UC Davis Grad Part of Exclusive Space Club

Party at the International Space Station.  A rendezvous between the current space station inhabitants, a Russian rocket and a group from NASA's space shuttle Discovery  will all be orbiting in the space station 200 miles above the earth later this week.

A University of California, Davis graduate was among the first guests to arrive.  She, along with two Russian astronauts, were aboard a Russian Soyuz space craft that successfully docked at the International Space Station Sunday.

Tracy Caldwell Dyson, who earned an advanced chemistry degree at UC Davis, blasted off Friday from the Baikonur cosmodrome in Kazakhstan.  Caldwell Dyson first went into space on the space shuttle Endeavor in 2007.  Her group of three joined Russian commander Oleg Kotov, NASA astronaut Timothy J. Creamer and Soichi Noguchi of Japan.

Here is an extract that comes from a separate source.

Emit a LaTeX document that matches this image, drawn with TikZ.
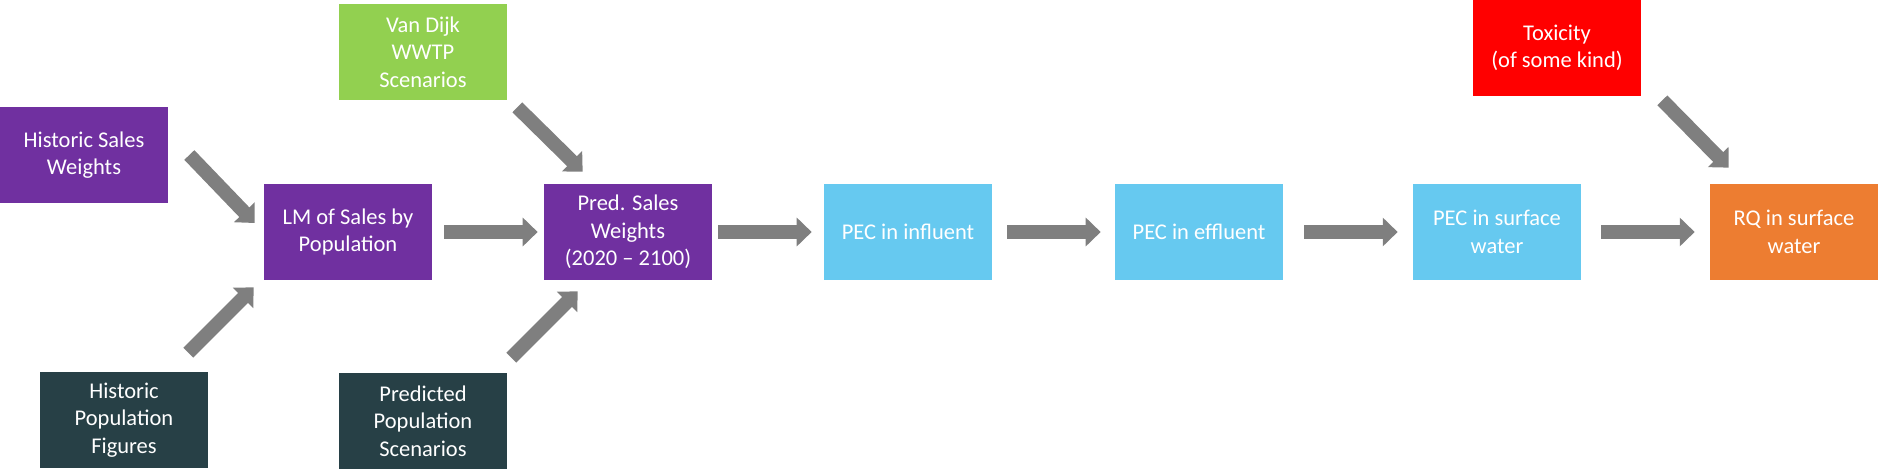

Within three days, that group will be joined by seven more people who are about to take off aboard the Shuttle Discovery.   Lift off is scheduled for early Monday morning.

The larger group will all work together on a mission that will last about two weeks.   During that time, four women will be in space at the same time, which is a first in history. 

While Caldwell Dyson and her group are already on board, Discovery and its crew won't join the party for another three days. 

The shuttle and its crew of seven will deliver spare parts and science experiments to the nearly completed space station.

Only four shuttle flights remain for NASA before it retires the fleet this fall.
     
Once that happens, the space station will rely exclusively on other countries' vessels for crews and supplies.

Monday's launch is expected to be the last shuttle launch in darkness. Discovery was supposed to fly two weeks ago, which would have meant an afternoon liftoff. But unusually cold weather over the winter stalled launch preparations and drove the flight into the wee hours. Shuttle commander Alan Poindexter and his crew will work the graveyard shift in orbit.